I understand that there are many dashboard/management systems to assist us with the management of social media interaction, that we need a strategy and that someone always knows someone who definitely made the most critical contact of their career with social media – but my question is always, no matter how efficient we might get at the procedure or how many valuable contacts we do make, how much are we actually earning from our time spent on social media? And more importantly, how much is the time we are spending on social media and away from other key activities of business leadership costing us? And is there a cost to our authenticity from the nature of our contributions?

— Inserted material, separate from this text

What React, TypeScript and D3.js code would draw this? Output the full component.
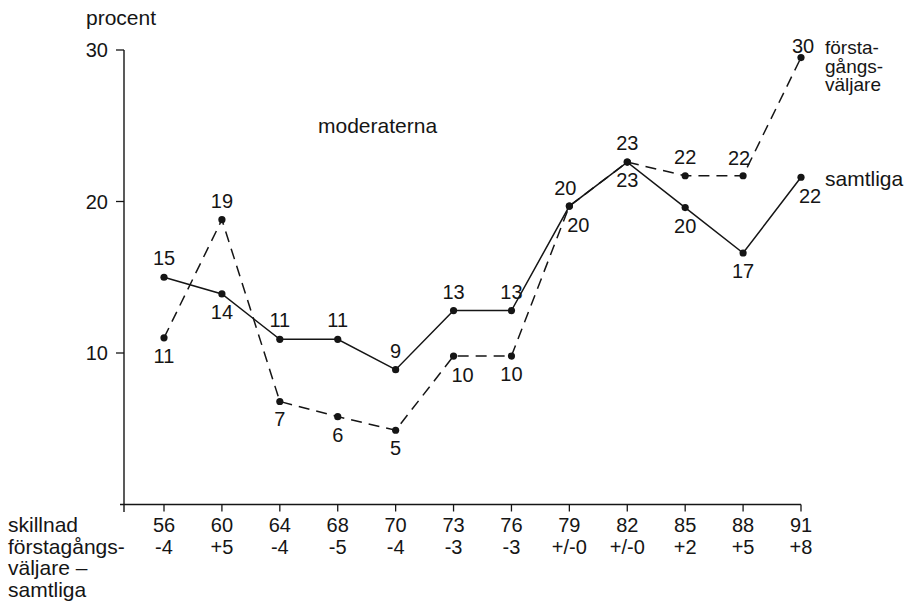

I assure the social media experts that I am not suggesting that there is no value to social media. My thoughts and questions in this article simply relate to the cost of social media activities to our headspace, our bottom line and our authenticity.
I am going to answer my own question here and suggest that the only rule that really applies to these sorts of questions is that results should rule where we follow. I had the experience of a real life example of this with specific regard to social media this past week.
Having spent some time looking around my Facebook business site with one of my well-qualified and experienced support staff we noticed that the last few blog articles we had placed on the page were not being read whereas the postings previously had been well read. The difference turned out to be that we had recently been posting the blogs in such a manner that only a heading appeared on the post i.e. “archive link to the latest EnQ newsletter”. In theory, the social media training is to place as little copy as possible onto the post to avoid putting people off. BUT in practice, the previous postings that displayed the article content, with the first paragraph at least, immediately readable, was read, and shared, by far more people. Clearly some actual content was needed to engage the readers to read on, share and comment.
I cite this example on the subject of social media in this article but these kinds of “against the rules” situations happen in all kinds of areas of business. We therefore need to be aware that rules can often lead us away and not towards successful results. Assumptions, experts and previous experiences can be dangerous if we rely solely on them for direction for too long. They should be a starting point only. We need to consistently be reading and interpreting our results ourselves, so that we can know for sure what it actually working. We might not always know why but we can work further on that when an unexpected result or trend is exposed.